Defining Experiences: feminist exhibitions in the 1990s

ISSN 1462-0426

What is your most memorable experience of a feminist/ women's art exhibition in the past 10 years and why? Did it challenge or change your understanding of feminism?

(Please name the title of the show, the venue, and the date.
Please feel free to write about shows you may have curated yourself.)

If any readers would like to contribute a response, please email: k.deepwell@ukonline.co.uk

Answers below from: Anne Kirker; Linda Montano; Lorna Green; Susan Platt

Anne Kirker (curator, Australia)

The most memorable feminist art exhibition I visited in the past decade was the two-part Bad Girls and Bad Girls West held in New York and Los Angeles in 1994. As a fairly serious-minded curator and author of the book New Zealand Women Artists: A survey of 150 years (updated in 1993), I wish that I had been braver about bringing humour into the text, and generally being shamelessly outrageous. I bought the Bad Girls T-shirt and wore it until it “died” and then devoured Jo Anna Isaak's book Feminism & Contemporary Art :The revolutionary power of women's laughter (1996).     

Linda Montano (artist, USA)

Last month, Pauline Oliveros, the composer, presented The Lunar Opera at Lincoln Center Outdoors for a day. Why was it a feminist , memorable event? You have to have been there really. It was so circular and continuous and multi-focused and collaborative and visual and sonic and magnaminous and full bodied and outrageously incorrect in it's process and comment on the paradigm of doing the right thing that the place will never be the same. Part of its brillance was the back-to-back interweaving of Tibetan Monks in full traditional chanting mode exchanging energy and the “stage” with same costumed improvisers making sounds that celebrate the One Source. It was excellent and brave and Pauline has always managed to address the solution and not the “problem” of difference. Check her website.

Lorna Green (artist, UK)

In June 1992 I took part, along with 70 women artists at a month’s notice, in MISS-ING at Augustrasse 4, curated by Beatrice Stammer and Gabriele Horn, of the Staatliche Kunsthalle Berlin, within 37 Raume - exhibitions by 37 curators throughout Berlin. MISS-ING was linked to Documenta 9 as a way to counteract the lack of women it had included - 25 women artists and 165 male artists. The exhibition took place in the Scheunenviertel, once the flourishing Jewish Quarter with its famous domed synagogue and close the the Nazi headquarters, both in Oranienburgerstrasse, and by then a developing artists area. We were asked to consider the history of the area in the brief described as a ‘former Jewish district which today may be run down and falling apart but which, in the long run, will belong to the government district of an emerging capital with modern architecture.’ My sculpture, Hope, made of bricks, whole and smashed, and cactus forms of the prickly pear or sabra was sprayed with gold metallic paint to symbolise the hope for peace and prosperity in the future.   The exhibition which included Helen Chadwick from Great Britain, Nancy Spero and Yoko Ono from the USA, Valie Export from Austria, Helen Escobedo from Mexico and Ana Lupas from Romania was an incredible experience. And it realised the commitment of women prepared to become involved at such short notice in this protest!   I wrote a full account of this: ‘Another Documenta’ Womens Art Journal No 48 Sept/Oct 1992, p.24.

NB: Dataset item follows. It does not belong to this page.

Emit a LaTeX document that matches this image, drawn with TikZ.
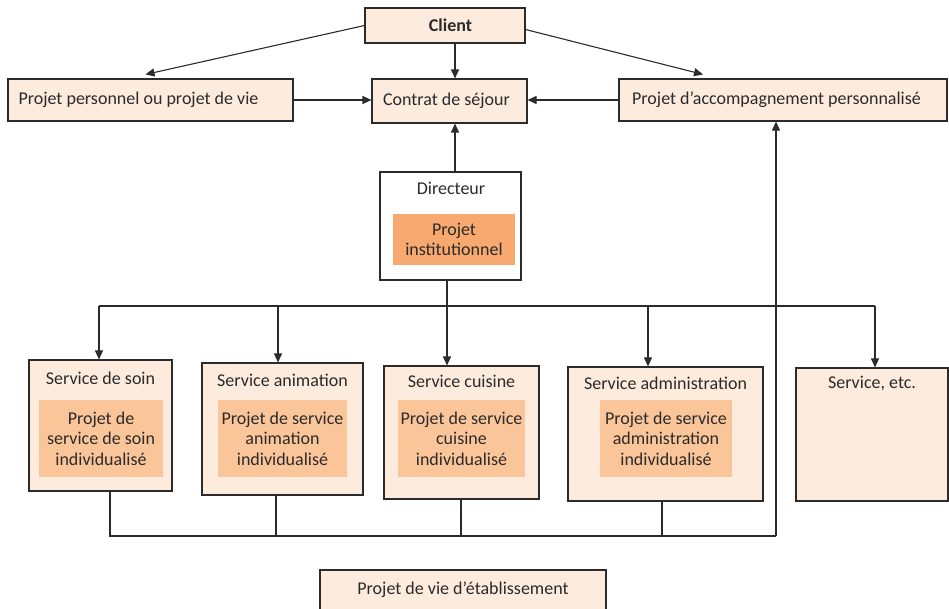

Susan Platt (critic/academic, USA)

Inside the Visible. Institute of Contemporary Art in Boston. January 30 to May 12, 1996

This show was by far the most imaginative construction of feminism that I have seen in the last ten years. Its non linear organization, its provocative mix of artists, its emphasis on artists like Charlotte Salomon, Veira da Silva, Natalie Hervieux, Gego, Ellen Gallagher and other departures from the predictable, all made the show both visually and intellectually provocative. Its international emphasis was a welcome change from the usual American and British obsession with their own histories and the same old artists.